Exercise task:
Look through the listing and locate every line containing the word "React"; copy those lines.

Rows:
☆ ☆ ☆ ☆ ☆

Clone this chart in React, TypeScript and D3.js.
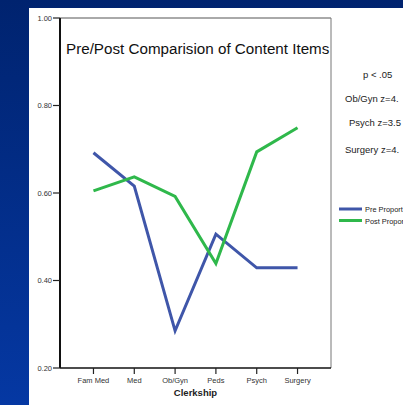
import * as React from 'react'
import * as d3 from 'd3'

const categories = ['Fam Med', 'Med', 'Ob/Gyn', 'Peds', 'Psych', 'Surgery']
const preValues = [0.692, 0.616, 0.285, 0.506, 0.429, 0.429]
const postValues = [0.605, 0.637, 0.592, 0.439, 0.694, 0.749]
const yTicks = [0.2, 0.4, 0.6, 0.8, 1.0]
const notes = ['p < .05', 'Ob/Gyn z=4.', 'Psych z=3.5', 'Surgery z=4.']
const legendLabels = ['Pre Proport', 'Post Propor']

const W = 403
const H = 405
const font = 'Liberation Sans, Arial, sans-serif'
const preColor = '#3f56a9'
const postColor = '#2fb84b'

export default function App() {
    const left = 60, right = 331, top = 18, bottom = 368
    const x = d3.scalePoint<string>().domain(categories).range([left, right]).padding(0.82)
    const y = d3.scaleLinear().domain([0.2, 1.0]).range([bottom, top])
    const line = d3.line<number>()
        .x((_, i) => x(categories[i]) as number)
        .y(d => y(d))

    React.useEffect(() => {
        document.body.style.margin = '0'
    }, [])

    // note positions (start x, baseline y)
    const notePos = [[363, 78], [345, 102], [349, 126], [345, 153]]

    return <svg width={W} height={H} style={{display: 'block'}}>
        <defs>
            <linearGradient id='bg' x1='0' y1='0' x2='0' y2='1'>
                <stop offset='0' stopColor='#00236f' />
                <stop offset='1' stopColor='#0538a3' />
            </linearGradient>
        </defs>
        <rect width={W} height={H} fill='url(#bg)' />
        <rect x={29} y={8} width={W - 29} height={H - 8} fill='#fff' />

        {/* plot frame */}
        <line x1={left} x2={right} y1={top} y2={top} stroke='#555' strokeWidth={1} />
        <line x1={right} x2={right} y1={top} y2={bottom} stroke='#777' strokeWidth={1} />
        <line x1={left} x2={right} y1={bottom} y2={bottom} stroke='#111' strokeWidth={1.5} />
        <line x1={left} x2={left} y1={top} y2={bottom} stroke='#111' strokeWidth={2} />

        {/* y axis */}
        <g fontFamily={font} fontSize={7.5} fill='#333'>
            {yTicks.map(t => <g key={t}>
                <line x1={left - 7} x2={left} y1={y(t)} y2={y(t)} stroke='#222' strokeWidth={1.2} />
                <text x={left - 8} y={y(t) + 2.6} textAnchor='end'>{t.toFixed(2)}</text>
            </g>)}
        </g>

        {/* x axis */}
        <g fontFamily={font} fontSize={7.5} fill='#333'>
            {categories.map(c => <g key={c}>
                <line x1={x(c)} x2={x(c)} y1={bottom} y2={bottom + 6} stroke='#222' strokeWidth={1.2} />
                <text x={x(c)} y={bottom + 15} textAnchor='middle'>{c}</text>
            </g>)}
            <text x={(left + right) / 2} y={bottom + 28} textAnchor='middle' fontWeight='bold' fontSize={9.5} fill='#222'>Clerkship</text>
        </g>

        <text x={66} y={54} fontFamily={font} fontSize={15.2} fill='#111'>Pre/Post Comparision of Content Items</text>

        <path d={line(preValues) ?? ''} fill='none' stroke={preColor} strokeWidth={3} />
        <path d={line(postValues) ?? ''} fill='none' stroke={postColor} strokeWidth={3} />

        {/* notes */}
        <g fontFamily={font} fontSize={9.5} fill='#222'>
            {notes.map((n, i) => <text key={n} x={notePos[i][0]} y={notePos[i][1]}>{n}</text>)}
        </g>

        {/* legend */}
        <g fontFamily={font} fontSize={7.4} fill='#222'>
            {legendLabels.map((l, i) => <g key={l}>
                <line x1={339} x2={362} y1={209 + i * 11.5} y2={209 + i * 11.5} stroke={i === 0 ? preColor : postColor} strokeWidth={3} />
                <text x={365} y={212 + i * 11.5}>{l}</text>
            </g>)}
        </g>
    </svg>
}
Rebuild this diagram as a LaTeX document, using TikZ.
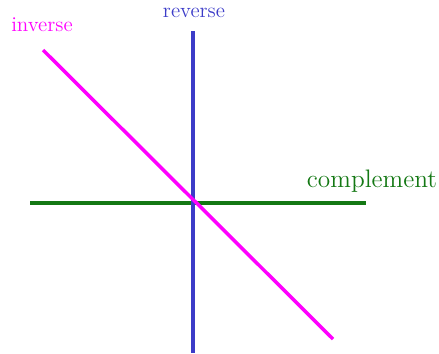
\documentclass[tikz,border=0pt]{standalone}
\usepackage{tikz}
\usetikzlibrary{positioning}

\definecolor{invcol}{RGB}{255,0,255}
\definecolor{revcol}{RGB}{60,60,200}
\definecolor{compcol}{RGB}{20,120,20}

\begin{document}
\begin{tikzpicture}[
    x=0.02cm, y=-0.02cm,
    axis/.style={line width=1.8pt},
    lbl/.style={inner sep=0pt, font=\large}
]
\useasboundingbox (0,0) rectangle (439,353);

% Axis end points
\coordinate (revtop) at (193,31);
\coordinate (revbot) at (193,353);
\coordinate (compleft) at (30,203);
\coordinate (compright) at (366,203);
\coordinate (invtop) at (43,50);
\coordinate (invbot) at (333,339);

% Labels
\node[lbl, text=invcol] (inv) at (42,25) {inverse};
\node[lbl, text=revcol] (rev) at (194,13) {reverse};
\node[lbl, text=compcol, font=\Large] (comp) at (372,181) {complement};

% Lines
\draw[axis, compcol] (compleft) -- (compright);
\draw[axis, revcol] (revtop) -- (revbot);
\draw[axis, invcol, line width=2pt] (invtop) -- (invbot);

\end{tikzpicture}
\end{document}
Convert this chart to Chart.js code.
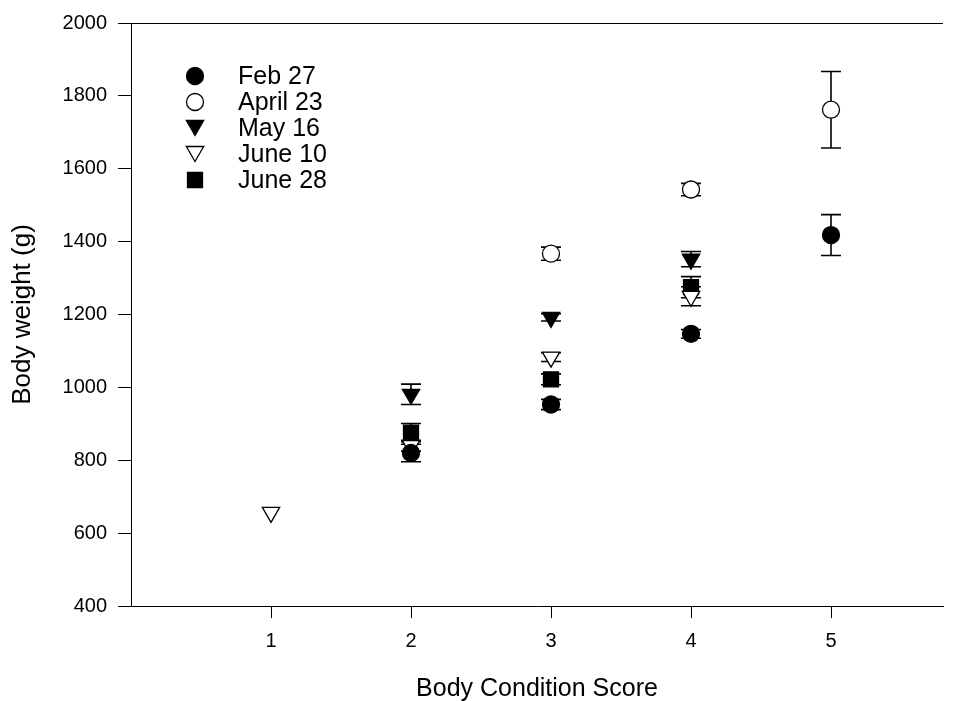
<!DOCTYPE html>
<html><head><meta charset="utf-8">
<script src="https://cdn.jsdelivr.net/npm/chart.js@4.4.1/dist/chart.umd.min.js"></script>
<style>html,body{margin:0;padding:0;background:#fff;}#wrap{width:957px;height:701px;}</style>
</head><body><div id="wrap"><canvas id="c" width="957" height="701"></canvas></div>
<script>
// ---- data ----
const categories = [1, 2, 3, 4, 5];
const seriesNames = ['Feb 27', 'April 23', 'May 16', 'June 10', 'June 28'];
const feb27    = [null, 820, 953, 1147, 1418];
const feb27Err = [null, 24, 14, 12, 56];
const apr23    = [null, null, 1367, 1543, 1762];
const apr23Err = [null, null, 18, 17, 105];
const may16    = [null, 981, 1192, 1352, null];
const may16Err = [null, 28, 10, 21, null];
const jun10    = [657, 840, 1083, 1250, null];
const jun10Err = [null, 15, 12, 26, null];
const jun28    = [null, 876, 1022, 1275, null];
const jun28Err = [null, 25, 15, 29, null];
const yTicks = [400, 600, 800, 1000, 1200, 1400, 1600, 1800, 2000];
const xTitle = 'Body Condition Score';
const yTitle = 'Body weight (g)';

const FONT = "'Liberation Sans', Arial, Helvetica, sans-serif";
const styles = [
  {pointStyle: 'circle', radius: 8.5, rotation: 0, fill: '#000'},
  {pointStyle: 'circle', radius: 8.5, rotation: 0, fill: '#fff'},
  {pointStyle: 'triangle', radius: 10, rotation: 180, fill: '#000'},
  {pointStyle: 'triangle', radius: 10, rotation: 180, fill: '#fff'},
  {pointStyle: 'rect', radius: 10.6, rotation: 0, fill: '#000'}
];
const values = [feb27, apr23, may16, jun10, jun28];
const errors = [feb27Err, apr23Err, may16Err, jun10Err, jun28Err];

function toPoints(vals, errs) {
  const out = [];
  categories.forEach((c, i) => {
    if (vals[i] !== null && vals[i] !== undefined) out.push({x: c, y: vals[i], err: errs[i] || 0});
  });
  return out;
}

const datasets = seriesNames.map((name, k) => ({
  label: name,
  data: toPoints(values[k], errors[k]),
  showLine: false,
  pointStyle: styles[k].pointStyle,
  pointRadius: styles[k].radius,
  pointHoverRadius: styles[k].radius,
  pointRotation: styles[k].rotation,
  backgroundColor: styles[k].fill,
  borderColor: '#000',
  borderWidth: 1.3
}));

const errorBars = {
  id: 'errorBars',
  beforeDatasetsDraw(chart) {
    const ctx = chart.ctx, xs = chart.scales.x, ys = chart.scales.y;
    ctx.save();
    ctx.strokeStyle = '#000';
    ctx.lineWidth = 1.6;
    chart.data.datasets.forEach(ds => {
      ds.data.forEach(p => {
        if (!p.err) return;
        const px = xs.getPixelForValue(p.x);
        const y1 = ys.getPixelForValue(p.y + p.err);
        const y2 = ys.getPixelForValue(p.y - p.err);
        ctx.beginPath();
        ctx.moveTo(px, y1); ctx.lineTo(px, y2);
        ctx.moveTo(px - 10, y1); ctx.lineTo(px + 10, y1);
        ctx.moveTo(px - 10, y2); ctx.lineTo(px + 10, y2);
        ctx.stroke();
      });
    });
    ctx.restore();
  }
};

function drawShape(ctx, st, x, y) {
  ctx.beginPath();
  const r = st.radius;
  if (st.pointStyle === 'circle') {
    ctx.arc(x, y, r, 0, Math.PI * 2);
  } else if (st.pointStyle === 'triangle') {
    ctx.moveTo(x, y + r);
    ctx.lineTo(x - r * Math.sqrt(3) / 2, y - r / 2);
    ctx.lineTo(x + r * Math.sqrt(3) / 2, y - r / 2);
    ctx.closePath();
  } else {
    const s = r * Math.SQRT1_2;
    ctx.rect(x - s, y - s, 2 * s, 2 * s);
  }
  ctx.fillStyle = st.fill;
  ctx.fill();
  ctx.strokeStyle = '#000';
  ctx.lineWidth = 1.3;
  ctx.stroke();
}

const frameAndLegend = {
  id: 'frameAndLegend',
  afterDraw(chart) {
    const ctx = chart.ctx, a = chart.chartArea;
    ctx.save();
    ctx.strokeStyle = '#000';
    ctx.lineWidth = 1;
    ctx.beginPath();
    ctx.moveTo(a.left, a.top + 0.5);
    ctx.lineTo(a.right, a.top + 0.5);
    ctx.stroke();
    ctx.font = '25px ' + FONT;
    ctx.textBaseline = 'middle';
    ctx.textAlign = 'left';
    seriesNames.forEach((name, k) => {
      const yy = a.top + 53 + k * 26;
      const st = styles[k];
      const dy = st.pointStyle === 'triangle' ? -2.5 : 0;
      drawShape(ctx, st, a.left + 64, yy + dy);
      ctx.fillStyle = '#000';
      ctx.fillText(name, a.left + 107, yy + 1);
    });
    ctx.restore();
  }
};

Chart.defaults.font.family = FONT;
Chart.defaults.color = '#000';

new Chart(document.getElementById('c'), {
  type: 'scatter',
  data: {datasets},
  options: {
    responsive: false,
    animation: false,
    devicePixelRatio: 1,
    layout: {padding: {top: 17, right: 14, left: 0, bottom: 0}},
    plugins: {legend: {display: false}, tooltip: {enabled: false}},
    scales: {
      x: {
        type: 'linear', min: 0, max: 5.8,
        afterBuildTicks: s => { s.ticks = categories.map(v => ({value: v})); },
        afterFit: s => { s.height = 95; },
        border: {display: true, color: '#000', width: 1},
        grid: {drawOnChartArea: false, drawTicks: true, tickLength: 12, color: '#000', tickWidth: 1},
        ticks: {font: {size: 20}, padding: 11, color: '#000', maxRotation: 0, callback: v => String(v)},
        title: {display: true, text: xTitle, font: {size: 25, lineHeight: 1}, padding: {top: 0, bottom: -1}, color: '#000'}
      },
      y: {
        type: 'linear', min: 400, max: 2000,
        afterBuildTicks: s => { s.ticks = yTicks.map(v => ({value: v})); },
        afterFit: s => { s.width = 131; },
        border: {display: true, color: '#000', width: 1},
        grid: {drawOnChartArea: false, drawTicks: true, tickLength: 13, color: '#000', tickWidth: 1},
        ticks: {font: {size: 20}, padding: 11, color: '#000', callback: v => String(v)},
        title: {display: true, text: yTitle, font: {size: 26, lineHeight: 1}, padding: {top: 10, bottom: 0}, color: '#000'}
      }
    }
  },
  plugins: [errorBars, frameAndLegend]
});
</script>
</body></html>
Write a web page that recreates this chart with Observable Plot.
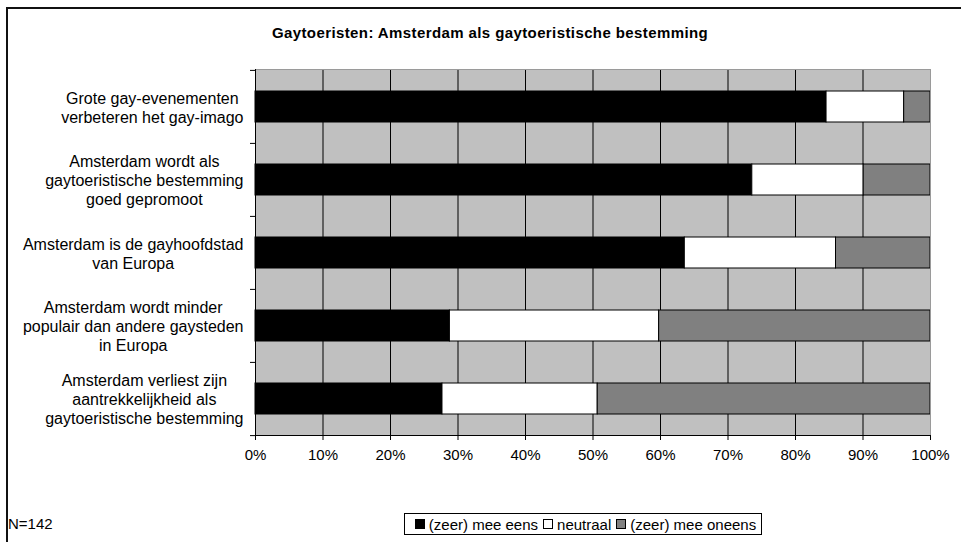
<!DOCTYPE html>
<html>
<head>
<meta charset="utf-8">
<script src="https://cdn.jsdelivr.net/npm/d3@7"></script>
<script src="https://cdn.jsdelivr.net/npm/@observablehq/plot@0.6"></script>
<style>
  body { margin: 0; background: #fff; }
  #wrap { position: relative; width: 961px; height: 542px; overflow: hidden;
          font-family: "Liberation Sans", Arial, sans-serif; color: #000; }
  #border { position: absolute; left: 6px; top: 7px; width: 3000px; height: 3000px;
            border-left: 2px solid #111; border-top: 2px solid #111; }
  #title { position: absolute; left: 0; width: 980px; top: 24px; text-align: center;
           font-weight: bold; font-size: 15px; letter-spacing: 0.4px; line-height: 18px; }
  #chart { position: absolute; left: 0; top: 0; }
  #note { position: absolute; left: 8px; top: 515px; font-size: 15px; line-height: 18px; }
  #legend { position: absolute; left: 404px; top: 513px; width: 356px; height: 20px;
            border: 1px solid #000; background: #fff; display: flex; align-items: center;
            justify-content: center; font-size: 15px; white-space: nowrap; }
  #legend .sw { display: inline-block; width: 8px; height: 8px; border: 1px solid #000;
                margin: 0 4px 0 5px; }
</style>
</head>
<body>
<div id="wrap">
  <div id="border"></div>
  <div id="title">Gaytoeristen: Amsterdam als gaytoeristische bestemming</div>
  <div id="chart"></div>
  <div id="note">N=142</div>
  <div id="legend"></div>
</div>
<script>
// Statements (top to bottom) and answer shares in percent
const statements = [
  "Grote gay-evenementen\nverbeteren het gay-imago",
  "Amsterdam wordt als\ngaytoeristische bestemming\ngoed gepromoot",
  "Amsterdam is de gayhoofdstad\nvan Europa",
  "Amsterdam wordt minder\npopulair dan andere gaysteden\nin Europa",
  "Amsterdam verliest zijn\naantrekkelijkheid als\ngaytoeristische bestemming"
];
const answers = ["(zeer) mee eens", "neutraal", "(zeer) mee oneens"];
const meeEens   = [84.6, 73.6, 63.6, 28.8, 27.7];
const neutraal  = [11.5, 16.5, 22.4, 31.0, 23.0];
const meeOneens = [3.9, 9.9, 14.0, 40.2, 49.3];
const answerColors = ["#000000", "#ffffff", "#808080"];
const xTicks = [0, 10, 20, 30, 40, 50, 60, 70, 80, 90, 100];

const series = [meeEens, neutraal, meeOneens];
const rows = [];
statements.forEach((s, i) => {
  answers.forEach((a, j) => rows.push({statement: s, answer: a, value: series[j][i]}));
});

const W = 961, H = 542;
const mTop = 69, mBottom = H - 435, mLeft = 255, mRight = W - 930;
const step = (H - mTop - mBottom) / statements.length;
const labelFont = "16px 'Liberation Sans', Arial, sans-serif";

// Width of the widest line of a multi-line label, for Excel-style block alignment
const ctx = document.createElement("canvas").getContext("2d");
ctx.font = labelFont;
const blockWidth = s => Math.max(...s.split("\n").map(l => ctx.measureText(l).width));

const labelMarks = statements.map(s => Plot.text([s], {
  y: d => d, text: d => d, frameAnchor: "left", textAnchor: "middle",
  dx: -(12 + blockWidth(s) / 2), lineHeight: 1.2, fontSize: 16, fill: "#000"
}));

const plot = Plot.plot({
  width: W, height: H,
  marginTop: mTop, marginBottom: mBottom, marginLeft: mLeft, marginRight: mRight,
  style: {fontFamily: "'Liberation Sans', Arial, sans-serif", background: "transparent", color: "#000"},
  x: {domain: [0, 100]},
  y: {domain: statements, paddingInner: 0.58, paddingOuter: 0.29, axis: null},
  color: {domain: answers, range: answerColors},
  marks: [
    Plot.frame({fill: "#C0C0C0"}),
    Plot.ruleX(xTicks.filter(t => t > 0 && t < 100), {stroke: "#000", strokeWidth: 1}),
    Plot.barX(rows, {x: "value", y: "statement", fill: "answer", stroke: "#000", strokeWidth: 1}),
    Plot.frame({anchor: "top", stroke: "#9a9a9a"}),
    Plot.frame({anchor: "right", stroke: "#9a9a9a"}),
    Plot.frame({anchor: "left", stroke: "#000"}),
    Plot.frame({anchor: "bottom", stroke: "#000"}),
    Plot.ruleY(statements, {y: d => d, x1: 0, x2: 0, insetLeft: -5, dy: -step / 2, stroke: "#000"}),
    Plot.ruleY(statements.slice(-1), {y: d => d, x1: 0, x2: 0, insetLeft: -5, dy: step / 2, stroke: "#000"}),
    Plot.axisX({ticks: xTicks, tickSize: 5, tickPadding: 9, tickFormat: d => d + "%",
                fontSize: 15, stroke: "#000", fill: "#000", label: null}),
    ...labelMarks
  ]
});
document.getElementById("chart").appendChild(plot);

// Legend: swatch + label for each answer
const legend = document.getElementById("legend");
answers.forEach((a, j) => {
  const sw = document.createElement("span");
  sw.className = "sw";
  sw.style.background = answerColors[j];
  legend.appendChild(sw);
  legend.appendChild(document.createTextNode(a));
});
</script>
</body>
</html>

☆ ☆ ☆ ☆ ☆

Output of the task:
Clone this chart in React, TypeScript and D3.js.
import * as React from 'react'
    React.useEffect(() => {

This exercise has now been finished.